***** Source excerpt *****
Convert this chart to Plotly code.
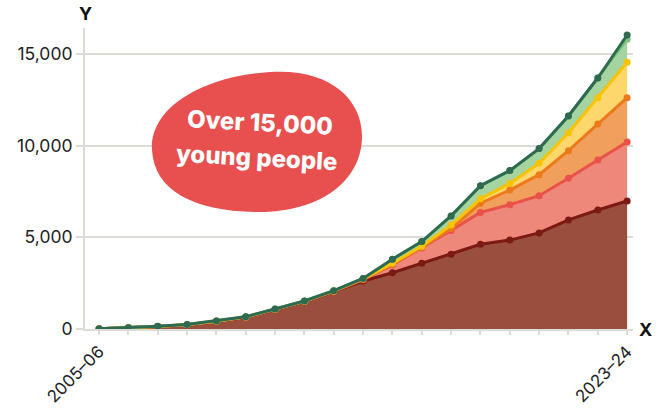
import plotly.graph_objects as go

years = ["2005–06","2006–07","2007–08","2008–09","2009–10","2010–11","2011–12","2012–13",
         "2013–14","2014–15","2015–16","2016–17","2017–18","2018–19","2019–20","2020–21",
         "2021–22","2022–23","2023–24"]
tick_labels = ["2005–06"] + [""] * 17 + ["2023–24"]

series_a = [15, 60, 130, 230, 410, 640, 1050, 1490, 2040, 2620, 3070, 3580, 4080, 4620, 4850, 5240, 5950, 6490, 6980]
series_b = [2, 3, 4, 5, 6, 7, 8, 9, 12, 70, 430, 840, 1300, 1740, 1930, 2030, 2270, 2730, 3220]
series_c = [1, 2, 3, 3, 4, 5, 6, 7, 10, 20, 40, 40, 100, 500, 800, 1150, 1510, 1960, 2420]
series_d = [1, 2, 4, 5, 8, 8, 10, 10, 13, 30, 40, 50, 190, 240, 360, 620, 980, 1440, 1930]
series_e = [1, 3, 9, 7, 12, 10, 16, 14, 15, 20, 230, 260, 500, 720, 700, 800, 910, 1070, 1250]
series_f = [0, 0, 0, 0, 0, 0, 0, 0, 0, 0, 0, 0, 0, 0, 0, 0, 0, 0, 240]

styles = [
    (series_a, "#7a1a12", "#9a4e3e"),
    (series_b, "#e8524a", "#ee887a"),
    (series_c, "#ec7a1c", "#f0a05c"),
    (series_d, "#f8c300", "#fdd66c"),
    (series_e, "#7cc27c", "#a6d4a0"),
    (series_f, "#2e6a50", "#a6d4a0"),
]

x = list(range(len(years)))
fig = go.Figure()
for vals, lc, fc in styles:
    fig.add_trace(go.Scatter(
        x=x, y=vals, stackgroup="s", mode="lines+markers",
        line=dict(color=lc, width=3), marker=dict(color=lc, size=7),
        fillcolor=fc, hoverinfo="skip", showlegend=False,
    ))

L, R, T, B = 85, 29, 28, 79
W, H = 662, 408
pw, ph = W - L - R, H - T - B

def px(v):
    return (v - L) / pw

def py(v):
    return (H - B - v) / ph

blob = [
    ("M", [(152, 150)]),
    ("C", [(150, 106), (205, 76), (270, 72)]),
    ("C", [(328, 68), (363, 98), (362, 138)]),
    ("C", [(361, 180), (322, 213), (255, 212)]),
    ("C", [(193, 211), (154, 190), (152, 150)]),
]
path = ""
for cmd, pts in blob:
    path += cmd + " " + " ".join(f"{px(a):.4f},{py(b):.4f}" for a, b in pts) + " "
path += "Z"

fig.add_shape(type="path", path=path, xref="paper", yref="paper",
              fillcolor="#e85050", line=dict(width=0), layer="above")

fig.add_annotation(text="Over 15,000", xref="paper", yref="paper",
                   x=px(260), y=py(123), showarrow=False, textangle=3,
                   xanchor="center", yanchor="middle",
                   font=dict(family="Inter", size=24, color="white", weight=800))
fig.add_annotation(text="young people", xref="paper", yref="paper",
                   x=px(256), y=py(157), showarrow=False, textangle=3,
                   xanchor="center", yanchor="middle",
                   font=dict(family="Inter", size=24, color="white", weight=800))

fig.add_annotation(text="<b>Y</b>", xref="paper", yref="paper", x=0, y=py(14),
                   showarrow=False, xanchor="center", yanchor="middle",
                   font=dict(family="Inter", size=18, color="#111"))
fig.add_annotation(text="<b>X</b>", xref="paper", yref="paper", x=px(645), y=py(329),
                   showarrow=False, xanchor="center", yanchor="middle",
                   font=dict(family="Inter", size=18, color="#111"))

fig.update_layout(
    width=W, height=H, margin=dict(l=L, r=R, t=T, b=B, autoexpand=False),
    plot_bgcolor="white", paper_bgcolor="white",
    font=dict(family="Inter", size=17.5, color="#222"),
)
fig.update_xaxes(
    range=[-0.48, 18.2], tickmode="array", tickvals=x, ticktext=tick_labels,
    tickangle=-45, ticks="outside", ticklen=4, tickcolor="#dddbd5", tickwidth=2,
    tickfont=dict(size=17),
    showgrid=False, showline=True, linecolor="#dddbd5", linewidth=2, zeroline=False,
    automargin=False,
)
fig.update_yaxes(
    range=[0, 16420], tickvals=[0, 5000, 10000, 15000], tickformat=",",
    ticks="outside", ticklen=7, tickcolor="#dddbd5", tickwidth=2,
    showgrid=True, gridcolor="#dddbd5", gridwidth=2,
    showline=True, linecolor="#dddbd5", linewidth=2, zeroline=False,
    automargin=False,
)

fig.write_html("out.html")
*****
▶ [Problem details]
In the copy, include no pictures; restate the listing above exactly.

▶ [Right answer]
Convert this chart to Plotly code.
import plotly.graph_objects as go

years = ["2005–06","2006–07","2007–08","2008–09","2009–10","2010–11","2011–12","2012–13",
         "2013–14","2014–15","2015–16","2016–17","2017–18","2018–19","2019–20","2020–21",
         "2021–22","2022–23","2023–24"]
tick_labels = ["2005–06"] + [""] * 17 + ["2023–24"]

series_a = [15, 60, 130, 230, 410, 640, 1050, 1490, 2040, 2620, 3070, 3580, 4080, 4620, 4850, 5240, 5950, 6490, 6980]
series_b = [2, 3, 4, 5, 6, 7, 8, 9, 12, 70, 430, 840, 1300, 1740, 1930, 2030, 2270, 2730, 3220]
series_c = [1, 2, 3, 3, 4, 5, 6, 7, 10, 20, 40, 40, 100, 500, 800, 1150, 1510, 1960, 2420]
series_d = [1, 2, 4, 5, 8, 8, 10, 10, 13, 30, 40, 50, 190, 240, 360, 620, 980, 1440, 1930]
series_e = [1, 3, 9, 7, 12, 10, 16, 14, 15, 20, 230, 260, 500, 720, 700, 800, 910, 1070, 1250]
series_f = [0, 0, 0, 0, 0, 0, 0, 0, 0, 0, 0, 0, 0, 0, 0, 0, 0, 0, 240]

styles = [
    (series_a, "#7a1a12", "#9a4e3e"),
    (series_b, "#e8524a", "#ee887a"),
    (series_c, "#ec7a1c", "#f0a05c"),
    (series_d, "#f8c300", "#fdd66c"),
    (series_e, "#7cc27c", "#a6d4a0"),
    (series_f, "#2e6a50", "#a6d4a0"),
]

x = list(range(len(years)))
fig = go.Figure()
for vals, lc, fc in styles:
    fig.add_trace(go.Scatter(
        x=x, y=vals, stackgroup="s", mode="lines+markers",
        line=dict(color=lc, width=3), marker=dict(color=lc, size=7),
        fillcolor=fc, hoverinfo="skip", showlegend=False,
    ))

L, R, T, B = 85, 29, 28, 79
W, H = 662, 408
pw, ph = W - L - R, H - T - B

def px(v):
    return (v - L) / pw

def py(v):
    return (H - B - v) / ph

blob = [
    ("M", [(152, 150)]),
    ("C", [(150, 106), (205, 76), (270, 72)]),
    ("C", [(328, 68), (363, 98), (362, 138)]),
    ("C", [(361, 180), (322, 213), (255, 212)]),
    ("C", [(193, 211), (154, 190), (152, 150)]),
]
path = ""
for cmd, pts in blob:
    path += cmd + " " + " ".join(f"{px(a):.4f},{py(b):.4f}" for a, b in pts) + " "
path += "Z"

fig.add_shape(type="path", path=path, xref="paper", yref="paper",
              fillcolor="#e85050", line=dict(width=0), layer="above")

fig.add_annotation(text="Over 15,000", xref="paper", yref="paper",
                   x=px(260), y=py(123), showarrow=False, textangle=3,
                   xanchor="center", yanchor="middle",
                   font=dict(family="Inter", size=24, color="white", weight=800))
fig.add_annotation(text="young people", xref="paper", yref="paper",
                   x=px(256), y=py(157), showarrow=False, textangle=3,
                   xanchor="center", yanchor="middle",
                   font=dict(family="Inter", size=24, color="white", weight=800))

fig.add_annotation(text="<b>Y</b>", xref="paper", yref="paper", x=0, y=py(14),
                   showarrow=False, xanchor="center", yanchor="middle",
                   font=dict(family="Inter", size=18, color="#111"))
fig.add_annotation(text="<b>X</b>", xref="paper", yref="paper", x=px(645), y=py(329),
                   showarrow=False, xanchor="center", yanchor="middle",
                   font=dict(family="Inter", size=18, color="#111"))

fig.update_layout(
    width=W, height=H, margin=dict(l=L, r=R, t=T, b=B, autoexpand=False),
    plot_bgcolor="white", paper_bgcolor="white",
    font=dict(family="Inter", size=17.5, color="#222"),
)
fig.update_xaxes(
    range=[-0.48, 18.2], tickmode="array", tickvals=x, ticktext=tick_labels,
    tickangle=-45, ticks="outside", ticklen=4, tickcolor="#dddbd5", tickwidth=2,
    tickfont=dict(size=17),
    showgrid=False, showline=True, linecolor="#dddbd5", linewidth=2, zeroline=False,
    automargin=False,
)
fig.update_yaxes(
    range=[0, 16420], tickvals=[0, 5000, 10000, 15000], tickformat=",",
    ticks="outside", ticklen=7, tickcolor="#dddbd5", tickwidth=2,
    showgrid=True, gridcolor="#dddbd5", gridwidth=2,
    showline=True, linecolor="#dddbd5", linewidth=2, zeroline=False,
    automargin=False,
)

fig.write_html("out.html")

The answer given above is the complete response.